En 1819 se instaló en la pujante villa Arroyo de La China,
actual Concepción del Uruguay, dedicándose a la actividad rural y comercial,
para la cual demostró una enorme capacidad. Su hermano mayor, Cipriano de
Urquiza, fue secretario y luego ministro del primer gran caudillo entrerriano,
Francisco Ramírez.
En 1820 tuvo su primera hija extramatrimonial; más tarde
tendría muchos más hijos ilegítimos. Una ley sancionada durante su presidencia
legalizaría varios de ellos. Le fueron legalmente reconocidos 23 hijos por la
Ley Federal N.º 41 en donde ponía en un pie de igualdad a los 11 hijos
legítimos con los extramatrimoniales que tuvo de soltero (hay versiones que
señalan que tuvo entre 105 y 114 hijos en toda su vida).
En la década de 1820, contando ya con una fortuna que lo
respaldaba, se interesó en la política en un período especialmente turbulento
en la historia de Entre Ríos. Como muchos jóvenes del interior, su partido era
el Federal.
En 1826 fue electo por los vecinos de Concepción del Uruguay
para representarlos como diputado en el congreso provincial. Dirigió la
oposición a la Constitución Argentina de 1826, que fue rechazada por su
provincia.
Fue varias veces gobernador de la provincia de Entre Ríos,
líder del Partido Federal y presidente de la Confederación Argentina entre 1854
y 1860. Fue un comerciante y empresario de fuste, dueño de cuantiosas riquezas en su provincia Entre Ríos.
El 1º de mayo de 1853 se sancionó la Carta Magna que fue
jurada el 9 de julio en todas las capitales provinciales.

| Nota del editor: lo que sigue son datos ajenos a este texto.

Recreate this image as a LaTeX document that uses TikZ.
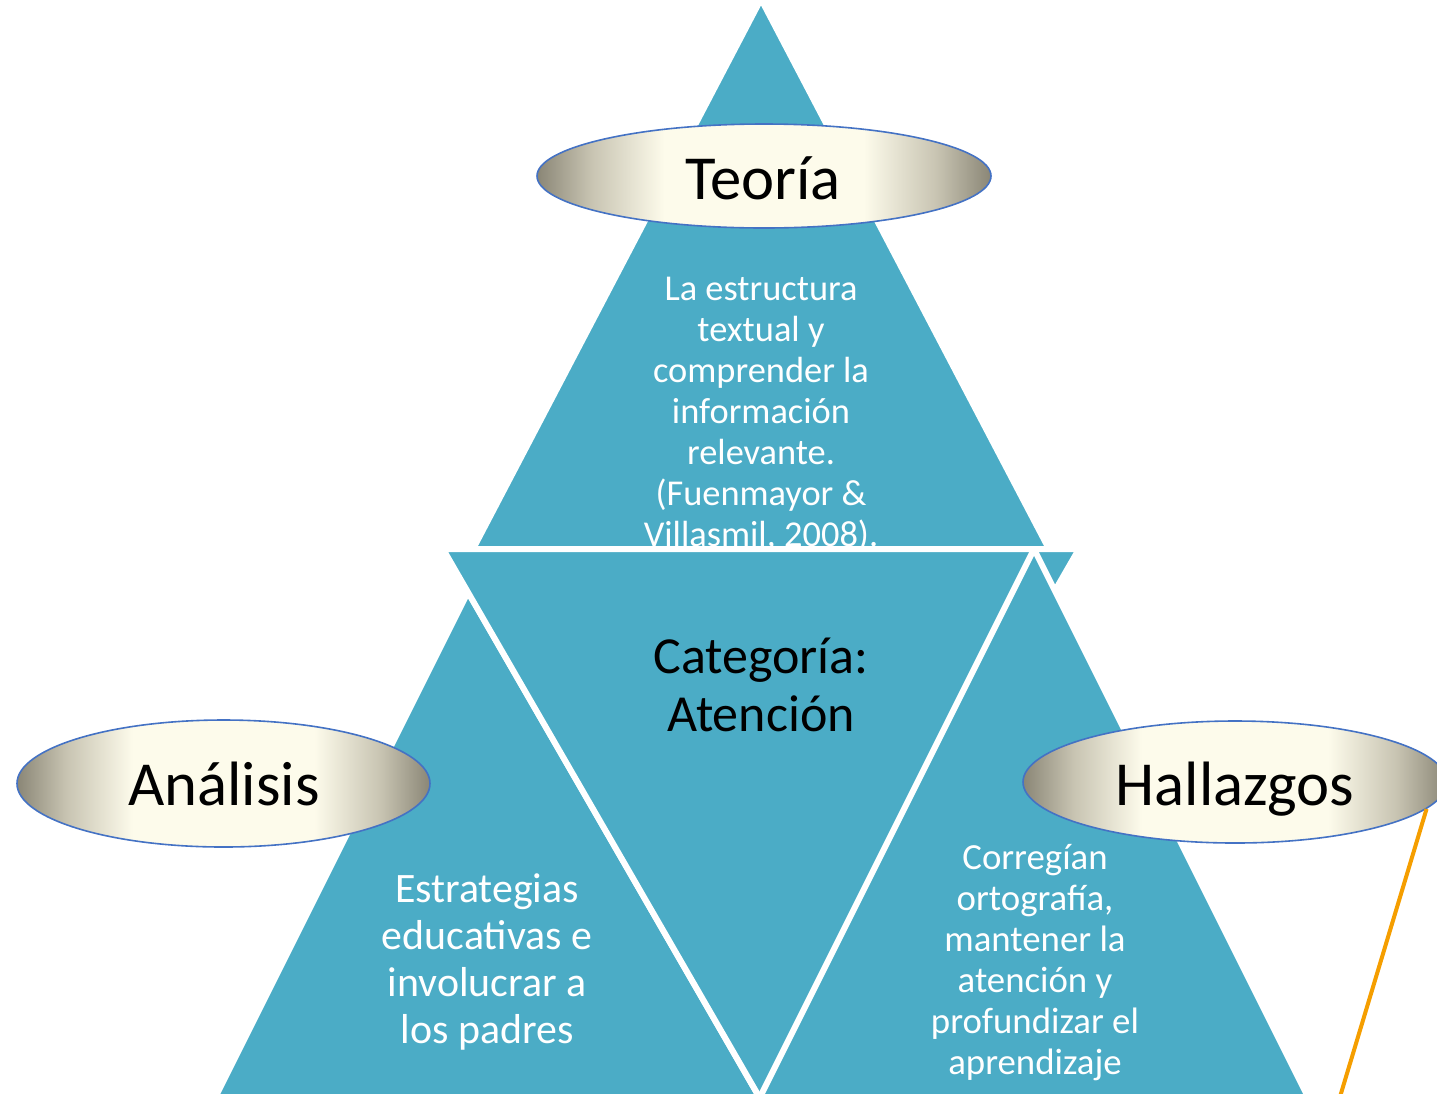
\documentclass[tikz,border=0pt]{standalone}
\usepackage{fontspec}
\setmainfont{Carlito}
\usetikzlibrary{shapes.geometric}
\definecolor{triTeal}{RGB}{75,172,198}
\definecolor{ellEdge}{RGB}{138,134,118}
\definecolor{ellMidA}{RGB}{200,196,178}
\definecolor{ellMid}{RGB}{253,251,235}
\definecolor{ellLine}{RGB}{68,114,196}
\definecolor{orangeLine}{RGB}{245,158,0}
\pgfdeclarehorizontalshading{ellshade}{100bp}{color(0bp)=(ellEdge); color(25bp)=(ellEdge); color(31bp)=(ellMidA); color(39bp)=(ellMid); color(61bp)=(ellMid); color(69bp)=(ellMidA); color(75bp)=(ellEdge); color(100bp)=(ellEdge)}
\begin{document}
\begin{tikzpicture}[x=0.75pt,y=-0.75pt,
  tri/.style={fill=triTeal, draw=white, line width=4.5pt, line join=round},
  ell/.style={ellipse, shading=ellshade, draw=ellLine, line width=1.2pt, inner sep=0pt},
  lbl/.style={font=\fontsize{47}{56}\selectfont, text=black, anchor=base, inner sep=0pt},
  wtext/.style={text=white, align=center, inner sep=0pt}]
\useasboundingbox (0,0) rectangle (1437,1093);
\clip (0,0) rectangle (1437,1093);
% top triangle
\draw[tri] (761,-1) -- (1049,549) -- (473,549) -- cycle;
\node[wtext, font=\fontsize{27.3}{30.75}\selectfont] (teoTxt) at (761,414)
  {La estructura\\textual y\\comprender la\\información\\relevante.\\(Fuenmayor \&\\Villasmil, 2008).};
% left triangle (right edge hidden under the central triangle)
\draw[tri] (468,592) -- (822,1206) -- (161,1206) -- cycle;
% central inverted triangle
\draw[tri] (443,549) -- (1079,549) -- (761,1100) -- cycle;
% right triangle
\draw[tri] (1034,549) -- (1341,1163) -- (727,1163) -- cycle;
% texts
\node[font=\fontsize{39}{44}\selectfont, align=center, inner sep=0pt] (catTxt) at (761,685) {Categoría:\\Atención};
\node[wtext, font=\fontsize{31.4}{35.25}\selectfont] (anaTxt) at (487,962)
  {Estrategias\\educativas e\\involucrar a\\los padres};
\node[wtext, font=\fontsize{27.6}{30.75}\selectfont] (halTxt) at (1035,963)
  {Corregían\\ortografía,\\mantener la\\atención y\\profundizar el\\aprendizaje};
% ellipses
\node[ell, minimum width=340.5pt, minimum height=78pt] (teoE) at (764,176) {};
\node[lbl] (teoL) at (763,199) {Teoría};
\node[ell, minimum width=309.75pt, minimum height=95.25pt] (anaE) at (223.5,783.5) {};
\node[lbl] (anaL) at (224,805) {Análisis};
\node[ell, minimum width=318pt, minimum height=91.5pt] (halE) at (1235,782) {};
\node[lbl] (halL) at (1235,805) {Hallazgos};
% orange line
\coordinate (oEnd) at (1336,1110);
\draw[orangeLine, line width=3pt] (halE.-8.5) -- (oEnd);
\end{tikzpicture}
\end{document}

El Congreso Constituyente se hizo cargo del Poder
Legislativo, designó a Paraná capital de la República hasta que se uniera
Buenos Aires, aprobó con Francia e Inglaterra un tratado de libre navegación de
los ríos.
En marzo del año siguiente, los Colegios Electorales de las
provincias eligieron a Urquiza Presidente de la Confederación Argentina,
acompañado por Salvador María del Carril como Vicepresidente. Asumieron el 1º
de mayo de 1854.
Fue asesinado durante la presidencia de Domingo Faustino
Sarmiento.
Ese mismo día eran asesinados en Concordia también sus hijos
Justo Carmelo y Waldino; los dos eran amigos íntimos de López Jordán, lo que
parece probar que los asesinos no actuaron por orden de López Jordán.
En vida, Urquiza fue condecorado por Brasil con la Orden
Imperial de Cristo (en 1851)89 y la Gran Cruz de la Orden Imperial de la Cruz
del Sur (en 1856).
Sus restos descansan en la Basílica de la Inmaculada
Concepción, en Concepción del Uruguay, provincia de Entre Ríos, República
Argentina. Los pequeños poblados de la zona llevan nombres como: 1º de Mayo (de
1852), Pronunciamiento (01/05/1852), Caseros(por la Batalla), San Justo, San
Cipriano (nombre de su hermano y uno de sus hijos).